In the early twentieth century, the vernacular science periodical emerged as a key medium for building science-literate publics in colonial South Asia. This article argues that the Hindi science monthly Vigyan became a discursive laboratory for experiments with language, literary genres, narrative plots, and settings to create culturally grounded science lessons for Hindi readers in the mid-1910s. I focus on the writings of Prem Vallabh Joshi, a pandit, science graduate, and small town teacher, who experimented with distinct literary genres to create a sensibility for science – an experimental temper – amongst Vigyan’s readers. Through his strategic use of scientific experiments in the “history of” a particular branch of knowledge, detective mysteries, and the genre of the fictionalized dialogue, Joshi inducted colonial readers into experimental culture and global scientific modernity.
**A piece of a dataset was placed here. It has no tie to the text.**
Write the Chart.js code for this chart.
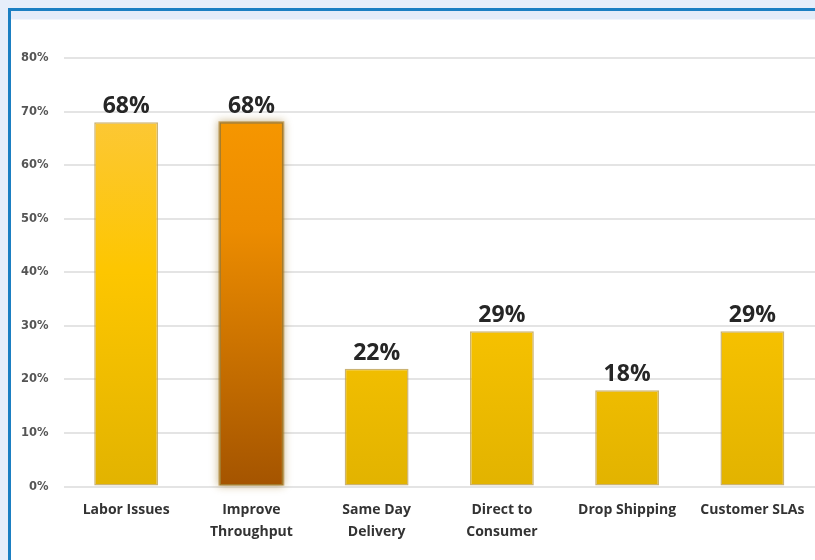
<!DOCTYPE html>
<html>
<head>
<meta charset="utf-8">
<script src="https://cdn.jsdelivr.net/npm/chart.js@4.4.1/dist/chart.umd.min.js"></script>
<style>
  html, body { margin: 0; padding: 0; }
  body { width: 815px; height: 560px; background: #e6eefa; position: relative; overflow: hidden; }
  #frame {
    position: absolute; left: 8px; top: 8px; width: 820px; height: 560px;
    border-left: 3px solid #1b7fc2; border-top: 3px solid #1b7fc2;
    background: linear-gradient(to bottom, #e3ecf9 0px, #e3ecf9 8px, #ffffff 9px);
  }
  #wrap { position: absolute; left: 0; top: 0; width: 815px; height: 560px; }
</style>
</head>
<body>
<div id="frame"></div>
<div id="wrap"><canvas id="chart" width="815" height="560"></canvas></div>
<script>
const categories = [['Labor Issues'], ['Improve', 'Throughput'], ['Same Day', 'Delivery'], ['Direct to', 'Consumer'], ['Drop Shipping'], ['Customer SLAs']];
const values = [68, 68, 22, 29, 18, 29];
const highlightIndex = 1;

function barGradient(context) {
  const chart = context.chart;
  const area = chart.chartArea;
  if (!area) return '#fcc400';
  const g = chart.ctx.createLinearGradient(0, area.top, 0, area.bottom);
  if (context.dataIndex === highlightIndex) {
    g.addColorStop(0, '#fb9c00');
    g.addColorStop(0.4, '#ec8c00');
    g.addColorStop(1, '#a45400');
  } else {
    g.addColorStop(0, '#fcc84a');
    g.addColorStop(0.5, '#fdc600');
    g.addColorStop(1, '#e2b300');
  }
  return g;
}

const glowPlugin = {
  id: 'glow',
  beforeDatasetsDraw(chart) {
    const el = chart.getDatasetMeta(0).data[highlightIndex];
    if (!el) return;
    const ctx = chart.ctx;
    const w = el.width;
    ctx.save();
    ctx.shadowColor = 'rgba(150,110,20,0.8)';
    ctx.shadowBlur = 8;
    ctx.fillStyle = 'rgba(170,120,30,0.6)';
    ctx.fillRect(el.x - w / 2 - 1, el.y - 1, w + 2, el.base - el.y + 1);
    ctx.restore();
  }
};

const labelPlugin = {
  id: 'valueLabels',
  afterDatasetsDraw(chart) {
    const ctx = chart.ctx;
    ctx.save();
    ctx.font = 'bold 23px "Open Sans", sans-serif';
    ctx.fillStyle = '#262626';
    ctx.textAlign = 'center';
    ctx.textBaseline = 'bottom';
    chart.getDatasetMeta(0).data.forEach((el, i) => {
      ctx.fillText(values[i] + '%', el.x, el.y - 4);
    });
    ctx.restore();
  }
};

new Chart(document.getElementById('chart'), {
  type: 'bar',
  data: {
    labels: categories,
    datasets: [{
      data: values,
      backgroundColor: barGradient,
      borderColor: ctx => ctx.dataIndex === highlightIndex ? 'rgba(160,120,40,0.9)' : 'rgba(190,160,80,0.8)',
      borderWidth: 1.5,
      borderSkipped: false,
      categoryPercentage: 1,
      barPercentage: 0.51
    }]
  },
  options: {
    responsive: false,
    animation: false,
    devicePixelRatio: 1,
    layout: { padding: { top: 58, right: 0, left: 6, bottom: 12 } },
    plugins: { legend: { display: false }, tooltip: { enabled: false } },
    scales: {
      y: {
        min: 0, max: 80,
        ticks: {
          stepSize: 10,
          callback: v => v + '%',
          color: '#555',
          font: { family: '"DejaVu Sans", sans-serif', size: 11.5, weight: 'bold' },
          padding: 15
        },
        grid: { color: '#e4e4e4', lineWidth: 2, drawTicks: false },
        border: { display: false }
      },
      x: {
        ticks: {
          color: '#333',
          font: { family: '"Open Sans", sans-serif', size: 14, weight: 'bold', lineHeight: 1.55 },
          padding: 5,
          maxRotation: 0,
          autoSkip: false
        },
        grid: { display: false },
        border: { display: false }
      }
    }
  },
  plugins: [glowPlugin, labelPlugin]
});
</script>
</body>
</html>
As a reflexive participant in the ongoing confrontation between “Western” science and Hindu śāstra in colonial society, Joshi staged a fictional encounter between the experimental demonstration of the iconic air-pump and the textual authority of śāstra. This article examines the encounter between sastric commitments and scientific sensibilities and their conjoined mobilization in Vigyan in the era of linguistic nationalism. In this colonial vernacular publishing culture, the serial possibilities of the periodical and the history of science itself became critical resources in the ontological confrontations between experimental science and traditional authority.